* _Description of the task_: Exactly the lines from the start of the data through the line containing "const timeAll = T1.concat(T2, T3);" should be output, with both ends kept and nothing added.

* _Raw data_:
★ ★ ★

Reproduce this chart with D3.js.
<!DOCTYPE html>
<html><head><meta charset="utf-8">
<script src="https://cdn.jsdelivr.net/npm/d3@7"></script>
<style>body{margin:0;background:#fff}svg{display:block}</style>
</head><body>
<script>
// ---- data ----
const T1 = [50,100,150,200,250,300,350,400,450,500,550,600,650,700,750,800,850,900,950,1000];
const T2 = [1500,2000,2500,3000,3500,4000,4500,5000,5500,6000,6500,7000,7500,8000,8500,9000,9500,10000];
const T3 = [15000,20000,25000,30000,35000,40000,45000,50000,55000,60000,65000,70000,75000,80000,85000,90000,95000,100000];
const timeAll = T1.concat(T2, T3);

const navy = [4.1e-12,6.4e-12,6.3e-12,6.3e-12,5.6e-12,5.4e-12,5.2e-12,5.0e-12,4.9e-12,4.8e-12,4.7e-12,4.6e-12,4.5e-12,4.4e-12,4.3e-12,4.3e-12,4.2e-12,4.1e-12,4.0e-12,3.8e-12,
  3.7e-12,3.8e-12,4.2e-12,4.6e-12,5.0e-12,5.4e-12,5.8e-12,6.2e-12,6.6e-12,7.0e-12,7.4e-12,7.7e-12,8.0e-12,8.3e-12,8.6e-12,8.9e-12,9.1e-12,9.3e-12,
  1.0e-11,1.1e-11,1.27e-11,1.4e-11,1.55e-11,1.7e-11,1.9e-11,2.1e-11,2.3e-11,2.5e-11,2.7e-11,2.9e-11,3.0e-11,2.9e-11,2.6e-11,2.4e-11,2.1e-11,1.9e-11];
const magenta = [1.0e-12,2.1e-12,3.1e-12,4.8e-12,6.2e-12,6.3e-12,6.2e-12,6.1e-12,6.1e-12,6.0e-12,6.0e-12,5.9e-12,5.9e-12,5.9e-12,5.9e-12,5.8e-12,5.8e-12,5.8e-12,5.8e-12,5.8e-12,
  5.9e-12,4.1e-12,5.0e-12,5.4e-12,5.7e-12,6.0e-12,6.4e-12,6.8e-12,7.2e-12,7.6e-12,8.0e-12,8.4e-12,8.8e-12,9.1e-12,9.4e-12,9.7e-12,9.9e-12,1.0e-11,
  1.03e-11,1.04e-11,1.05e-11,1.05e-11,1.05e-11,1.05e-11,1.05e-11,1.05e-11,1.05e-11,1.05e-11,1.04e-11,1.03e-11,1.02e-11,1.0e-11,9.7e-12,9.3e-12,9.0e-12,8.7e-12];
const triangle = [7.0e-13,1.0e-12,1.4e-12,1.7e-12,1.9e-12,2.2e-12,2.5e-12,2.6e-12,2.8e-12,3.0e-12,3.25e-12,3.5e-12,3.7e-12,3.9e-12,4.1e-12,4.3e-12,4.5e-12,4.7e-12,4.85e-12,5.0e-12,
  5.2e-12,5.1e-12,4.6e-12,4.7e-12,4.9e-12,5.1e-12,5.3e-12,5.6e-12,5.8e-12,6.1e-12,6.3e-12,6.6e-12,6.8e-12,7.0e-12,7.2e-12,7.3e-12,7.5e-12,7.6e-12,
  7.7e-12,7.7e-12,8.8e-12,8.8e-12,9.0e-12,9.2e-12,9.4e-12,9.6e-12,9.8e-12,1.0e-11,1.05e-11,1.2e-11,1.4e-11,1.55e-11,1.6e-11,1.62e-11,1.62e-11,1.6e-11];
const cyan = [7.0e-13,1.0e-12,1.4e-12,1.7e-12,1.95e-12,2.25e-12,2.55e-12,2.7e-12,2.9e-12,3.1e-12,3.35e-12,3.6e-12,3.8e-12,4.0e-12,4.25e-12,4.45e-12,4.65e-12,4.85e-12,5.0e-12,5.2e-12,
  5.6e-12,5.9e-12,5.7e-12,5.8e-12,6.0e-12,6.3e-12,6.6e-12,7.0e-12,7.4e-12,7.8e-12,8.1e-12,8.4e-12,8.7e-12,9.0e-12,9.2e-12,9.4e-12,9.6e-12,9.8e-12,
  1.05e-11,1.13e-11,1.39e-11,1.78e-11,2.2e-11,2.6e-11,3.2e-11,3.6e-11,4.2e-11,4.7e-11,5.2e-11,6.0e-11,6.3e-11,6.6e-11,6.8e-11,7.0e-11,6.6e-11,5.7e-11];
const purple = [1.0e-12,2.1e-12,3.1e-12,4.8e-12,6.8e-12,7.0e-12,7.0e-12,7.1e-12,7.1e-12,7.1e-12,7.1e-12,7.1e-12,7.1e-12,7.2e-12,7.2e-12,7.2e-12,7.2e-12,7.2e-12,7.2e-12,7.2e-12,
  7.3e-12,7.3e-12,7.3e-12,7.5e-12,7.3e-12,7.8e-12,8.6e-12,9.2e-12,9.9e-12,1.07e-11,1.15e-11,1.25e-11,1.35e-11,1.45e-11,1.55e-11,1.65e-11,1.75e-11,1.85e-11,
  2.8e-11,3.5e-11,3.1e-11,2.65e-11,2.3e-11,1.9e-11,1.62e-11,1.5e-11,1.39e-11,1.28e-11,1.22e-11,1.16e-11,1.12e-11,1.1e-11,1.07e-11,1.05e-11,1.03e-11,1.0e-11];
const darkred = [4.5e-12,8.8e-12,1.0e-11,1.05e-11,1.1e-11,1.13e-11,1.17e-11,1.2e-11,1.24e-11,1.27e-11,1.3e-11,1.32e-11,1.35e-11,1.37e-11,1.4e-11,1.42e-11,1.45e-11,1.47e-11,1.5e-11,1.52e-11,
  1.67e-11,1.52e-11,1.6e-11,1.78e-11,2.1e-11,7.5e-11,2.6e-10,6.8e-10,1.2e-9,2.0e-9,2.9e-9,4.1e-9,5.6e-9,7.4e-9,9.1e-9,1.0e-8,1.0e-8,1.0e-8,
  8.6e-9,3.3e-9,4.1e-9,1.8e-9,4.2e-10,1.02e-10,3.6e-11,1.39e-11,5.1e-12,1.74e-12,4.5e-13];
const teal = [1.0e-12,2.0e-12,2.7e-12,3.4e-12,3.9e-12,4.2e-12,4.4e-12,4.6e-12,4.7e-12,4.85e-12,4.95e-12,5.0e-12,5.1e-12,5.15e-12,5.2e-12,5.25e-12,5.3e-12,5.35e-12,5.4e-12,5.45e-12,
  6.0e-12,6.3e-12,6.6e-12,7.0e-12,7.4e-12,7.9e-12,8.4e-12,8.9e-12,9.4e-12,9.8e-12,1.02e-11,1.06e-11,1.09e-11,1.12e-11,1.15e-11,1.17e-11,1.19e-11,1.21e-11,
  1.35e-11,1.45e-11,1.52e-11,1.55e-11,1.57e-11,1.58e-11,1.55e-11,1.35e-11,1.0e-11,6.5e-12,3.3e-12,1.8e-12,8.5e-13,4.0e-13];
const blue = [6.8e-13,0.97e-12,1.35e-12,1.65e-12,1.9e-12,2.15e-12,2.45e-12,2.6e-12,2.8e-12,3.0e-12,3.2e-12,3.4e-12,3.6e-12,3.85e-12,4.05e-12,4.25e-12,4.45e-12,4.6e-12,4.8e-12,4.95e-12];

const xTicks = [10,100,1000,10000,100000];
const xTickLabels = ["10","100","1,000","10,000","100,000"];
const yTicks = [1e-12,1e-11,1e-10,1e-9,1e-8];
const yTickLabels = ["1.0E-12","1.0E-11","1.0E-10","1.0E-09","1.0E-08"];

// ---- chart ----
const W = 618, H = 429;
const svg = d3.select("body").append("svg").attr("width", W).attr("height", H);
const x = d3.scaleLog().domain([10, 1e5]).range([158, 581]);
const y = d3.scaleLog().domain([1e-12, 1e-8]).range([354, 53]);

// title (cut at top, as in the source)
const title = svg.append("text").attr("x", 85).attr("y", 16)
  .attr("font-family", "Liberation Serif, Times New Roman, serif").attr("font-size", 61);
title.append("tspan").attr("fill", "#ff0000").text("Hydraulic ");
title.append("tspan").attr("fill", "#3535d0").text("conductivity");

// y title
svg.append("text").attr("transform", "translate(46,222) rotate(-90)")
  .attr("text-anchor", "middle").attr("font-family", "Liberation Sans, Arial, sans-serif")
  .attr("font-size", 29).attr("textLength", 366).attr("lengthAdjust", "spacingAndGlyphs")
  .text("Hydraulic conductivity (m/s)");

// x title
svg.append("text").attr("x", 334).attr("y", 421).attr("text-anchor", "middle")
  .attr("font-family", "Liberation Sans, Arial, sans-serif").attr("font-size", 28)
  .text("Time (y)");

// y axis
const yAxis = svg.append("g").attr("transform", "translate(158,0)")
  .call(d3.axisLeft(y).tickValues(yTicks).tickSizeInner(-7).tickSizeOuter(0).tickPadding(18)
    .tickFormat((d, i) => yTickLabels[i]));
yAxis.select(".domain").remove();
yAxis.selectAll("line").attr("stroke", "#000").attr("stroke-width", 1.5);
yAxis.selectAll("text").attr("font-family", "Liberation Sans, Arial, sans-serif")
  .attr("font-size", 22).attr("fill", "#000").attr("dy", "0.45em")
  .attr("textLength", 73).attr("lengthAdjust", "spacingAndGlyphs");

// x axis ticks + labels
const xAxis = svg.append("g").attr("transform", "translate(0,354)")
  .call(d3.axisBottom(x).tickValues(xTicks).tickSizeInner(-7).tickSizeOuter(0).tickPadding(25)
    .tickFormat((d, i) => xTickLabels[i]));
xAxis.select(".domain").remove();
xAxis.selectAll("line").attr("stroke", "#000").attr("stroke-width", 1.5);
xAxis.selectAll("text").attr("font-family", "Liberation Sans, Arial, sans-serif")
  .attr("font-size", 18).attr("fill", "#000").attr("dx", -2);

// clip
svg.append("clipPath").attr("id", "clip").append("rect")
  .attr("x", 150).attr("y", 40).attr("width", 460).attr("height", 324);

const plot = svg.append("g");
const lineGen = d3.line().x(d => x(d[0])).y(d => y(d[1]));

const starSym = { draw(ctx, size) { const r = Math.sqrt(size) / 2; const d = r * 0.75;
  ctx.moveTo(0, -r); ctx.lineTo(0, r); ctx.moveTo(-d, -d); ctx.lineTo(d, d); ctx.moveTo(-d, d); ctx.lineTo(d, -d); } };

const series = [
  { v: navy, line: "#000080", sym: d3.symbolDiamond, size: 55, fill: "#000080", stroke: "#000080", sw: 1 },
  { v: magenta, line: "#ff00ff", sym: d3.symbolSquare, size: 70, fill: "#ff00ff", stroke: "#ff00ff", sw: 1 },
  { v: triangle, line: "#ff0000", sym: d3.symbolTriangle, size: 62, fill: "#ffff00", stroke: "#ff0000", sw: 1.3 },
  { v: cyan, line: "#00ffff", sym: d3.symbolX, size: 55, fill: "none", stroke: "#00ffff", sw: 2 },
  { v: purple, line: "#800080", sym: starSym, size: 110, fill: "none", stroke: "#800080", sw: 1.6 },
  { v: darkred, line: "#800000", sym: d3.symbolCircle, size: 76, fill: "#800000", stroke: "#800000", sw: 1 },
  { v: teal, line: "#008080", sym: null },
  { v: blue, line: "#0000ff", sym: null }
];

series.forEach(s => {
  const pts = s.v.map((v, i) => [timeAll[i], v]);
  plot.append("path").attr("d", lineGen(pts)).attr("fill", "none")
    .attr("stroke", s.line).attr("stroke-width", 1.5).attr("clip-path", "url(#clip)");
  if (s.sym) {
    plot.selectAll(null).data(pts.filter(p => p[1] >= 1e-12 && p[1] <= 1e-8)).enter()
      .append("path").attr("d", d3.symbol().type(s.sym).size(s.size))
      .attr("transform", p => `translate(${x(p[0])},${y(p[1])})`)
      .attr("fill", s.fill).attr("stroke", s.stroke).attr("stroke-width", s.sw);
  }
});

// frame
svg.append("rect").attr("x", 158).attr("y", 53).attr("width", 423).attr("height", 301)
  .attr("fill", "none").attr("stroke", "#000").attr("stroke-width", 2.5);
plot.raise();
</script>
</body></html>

★ ★ ★

* _Reply to the task_:
Reproduce this chart with D3.js.
<!DOCTYPE html>
<html><head><meta charset="utf-8">
<script src="https://cdn.jsdelivr.net/npm/d3@7"></script>
<style>body{margin:0;background:#fff}svg{display:block}</style>
</head><body>
<script>
// ---- data ----
const T1 = [50,100,150,200,250,300,350,400,450,500,550,600,650,700,750,800,850,900,950,1000];
const T2 = [1500,2000,2500,3000,3500,4000,4500,5000,5500,6000,6500,7000,7500,8000,8500,9000,9500,10000];
const T3 = [15000,20000,25000,30000,35000,40000,45000,50000,55000,60000,65000,70000,75000,80000,85000,90000,95000,100000];
const timeAll = T1.concat(T2, T3);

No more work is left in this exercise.